The Attorney-General

Clearly the working population, as well as the residents of the City, is the population which I have in mind. As I understand it, the City area itself is housing, and will house, more and more residents. I am willing to be corrected on this, but I understand that there is likely to be a considerable increase in the residential population of the City in the near future. It is the broad spectrum of both workers in the City and residents in the City that I have in mind. This is the justification for the application to the City also of the principle which applies to the rest of England and Wales and which has produced such remarkably high standards throughout the country.

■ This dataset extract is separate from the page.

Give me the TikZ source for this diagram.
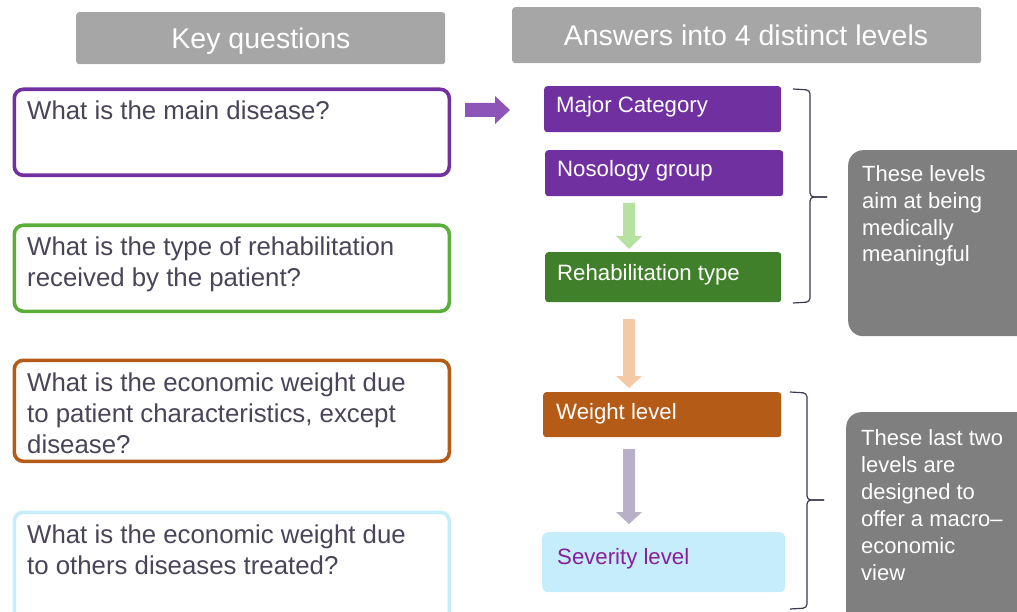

Tribute has been paid in the debate to the standards of administration of justice in England and Wales. Those standards are high at all levels in the administration of justice. Though I can understand that the aldermen of the City and those who have seen them at work will be unhappy about this, I ask them to accept that this proposal is inspired by the highest of principles in regard to the administration of justice and we are confident that no damage will be suffered by the City by reason of the change. I therefore hope that in the end the City will be able to accept these proposals with a cheerful heart.

Mr. R. C. Mitchell

Would my right hon. and learned Friend care to comment on the question of the amount of the time local advisory committees should be expected to demand from potential magistrates?

The Attorney-General

I should like notice of that question. It is expected that magistrates shall sit for 20 days, I believe.

Sir P. Rawlinson

That is less than the relevant figure for the City.

The Attorney-General

In the City the average sitting is 26 days for aldermen. The answer which I have now received from below the Gallery is that it is expected that newly appointed magistrates will sit for 26 days a year. If I am not mistaken, that is about the average number of sitting days of aldermen of the City of London. I pay tribute to that degree of service.

Question put and agreed to.

Bill accordingly read a Second time.

Bill committed to a Standing Committee pursuant to Standing Order No. 40 (Committal of Bills).